For me, if a deal looks too good to be true, it probably is.

So I won’t be able to afford a camper van for a while longer.

13 Responses to “Another Week!”
  1. Nice critique. I like Edinburgh, Scotland catch.


    • It did strike me as not sounding like a soldier (not a British one, anyway) as soon as I saw that. A very odd slip. Then again I hear that a lot of fraudsters will put in obvious errors like that in order to warn off the brighter reader, so they can concentrate on easier targets. Terrible, really. Have a great week.


  2. Probably just as well. The kids aren’t getting any smaller, and the wifi tends to be rubbish.


    • Hah! The wifi’s very good in the French campsites we visited. In fact most things in life were a great deal better, other than the cost of meat. I could emigrate with ease if the kids would allow me! Have a great week, matey.


  3. Jack Eason says:

    Whenever I need to pay for something online Michael, either I use the direct link to my bank on reputable sites, or I make use of PayPal. As for the ladies who were duped out of their savings by unscrupulous men, when it comes to affairs of the heart, commonsense goes out the window along with their money.


  4. Jack Eason says:

    Reblogged this on Have We Had Help? and commented:
    Michael brings up some salutary lessons for us all.


  5. Hans van der Boom says:

    You crucial sentence should be engraved in all internet users/buyers memory: “If a deal looks too good to be true, it probably is.”
    And Google is your friend if you have counts. You don’t need fancy tag words, just type your question into the Google box and read!


  6. knotrune says:

    Have you tried ebay for a camper van? They have loads on there and ebay offers protections for buyers. You can search geographically too, so you might find something close enough to go look before you buy, I’d want to see it before I bought one. I’d love a camper or caravan too, one day I might get one.


  7. anghistri says:

    Hi Mike, I am currently in France myself and had a frightening experience when I received an email stating a large 3 figure amount was being transferred from my bank account. One feels very vulnerable when an email like that comes whilst in another country. Looking at the email address it was not actually mine but a concocted one to look similar. The bank assured me all was well so that was that. These phishing emails keep on coming! You will not know me by my username but I have the same name as your brother and I bought a first edition of Sticklepath Strangler. Also we met in your house for coffee. So you know who I am but no one else does! Keep on keeping us aware of Internet crime attempts!

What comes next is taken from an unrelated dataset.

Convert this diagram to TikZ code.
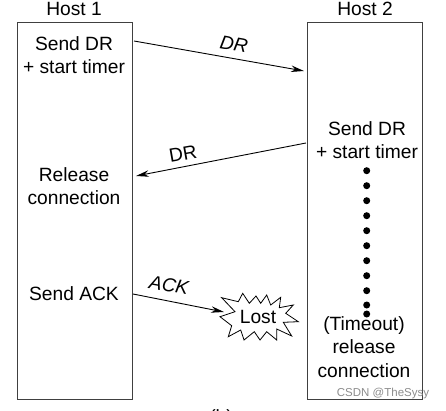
\documentclass[tikz,border=0pt]{standalone}
\usepackage{fontspec}
\setmainfont{Liberation Sans}
\usetikzlibrary{arrows.meta}
\tikzset{
  hostbox/.style={draw=black!75,line width=1pt,minimum width=115pt,minimum height=376pt,inner sep=0pt},
  msg/.style={align=center,inner sep=0pt,font=\fontsize{19.2}{23.2}\selectfont},
  msgline/.style={line width=0.9pt,color=black,-{Stealth[length=13pt,width=6.5pt]}},
  blast/.style={draw=black,line width=0.8pt,fill=white,line join=miter},
  wire/.style={inner sep=0pt,font=\fontsize{19.2}{23.2}\selectfont}
}
\begin{document}
\begin{tikzpicture}[x=1pt,y=-1pt]
\useasboundingbox (0,0) rectangle (446,411);

\node[hostbox] (host1) at (74.5,211) {};
\node[hostbox] (host2) at (364.5,211) {};

\node[msg] (name1) at (74,9) {Host 1};
\node[msg] (name2) at (365,9) {Host 2};

\node[msg] (send1) at (74,55) {Send DR\\+ start timer};
\node[msg] (rel1) at (74,186) {Release\\connection};
\node[msg] (ack1) at (74,294) {Send ACK};
\node[msg] (send2) at (367,140) {Send DR\\+ start timer};
\node[msg] (rel2) at (364,347) {(Timeout)\\release\\connection};

\coordinate (a1) at (134,41);
\coordinate (b1) at (304,71);
\coordinate (a2) at (306,143);
\coordinate (b2) at (136,176);
\coordinate (a3) at (133,294);
\coordinate (b3) at (224,312);

\draw[msgline] (a1) -- (b1);
\draw[msgline] (a2) -- (b2);
\draw[msgline] (a3) -- (b3);

\node[wire,rotate=-10] (dr1) at (234,44) {\itshape DR};
\node[wire,rotate=10] (dr2) at (183,154) {DR};
\node[wire,rotate=-10] (dr3) at (169,285) {\itshape ACK};

\draw[blast] (221.7,297.7) -- (238.3,301.7) -- (242.7,293.3) -- (249.3,303.3) -- (256,296) -- (260.7,303.3)
  -- (266.7,295) -- (270.7,305) -- (280.7,297.3) -- (279.3,307.7) -- (293.3,305) -- (285.7,313.3)
  -- (298.3,321.7) -- (283.3,322.3) -- (291.7,336) -- (276.7,329) -- (276.7,340) -- (266.7,331.7)
  -- (260,340) -- (254.3,331.7) -- (244,340) -- (240.7,330) -- (228.3,336.7) -- (231.7,325.7)
  -- (220,316.7) -- (235,311.7) -- cycle;
\node[msg] (lost) at (258,317) {Lost};

\foreach \y in {170.7,185.7,200.7,215.7,230.7,245.7,260.7,275.7,290.7,305,314}
  \fill[black] (366.7,\y) circle (3.5pt);

\node[wire] (sub) at (221,419) {(b)};
\node[inner sep=0pt,text=black!45,font=\fontsize{11.5}{12}\selectfont] (mark) at (383,394) {CSDN @TheSysy};
\end{tikzpicture}
\end{document}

    • It’s a constant source of amazement to me how many people announce when they are going on holiday, publish pictures of their children, and tell the whole world their most private details. The web really is an ID fraudster’s heavenly playground, isn’t it!


  8. geraldine says:

    It’s so easy to be duped, you really need your wits about you. I make a point of only mentioning holidays when I’ve returned from them. I never considered it wise to advertise that you were away from home as I didn’t much fancy returning and finding the place stripped bare and unwelcome ‘deposits’ left in place of my possessions.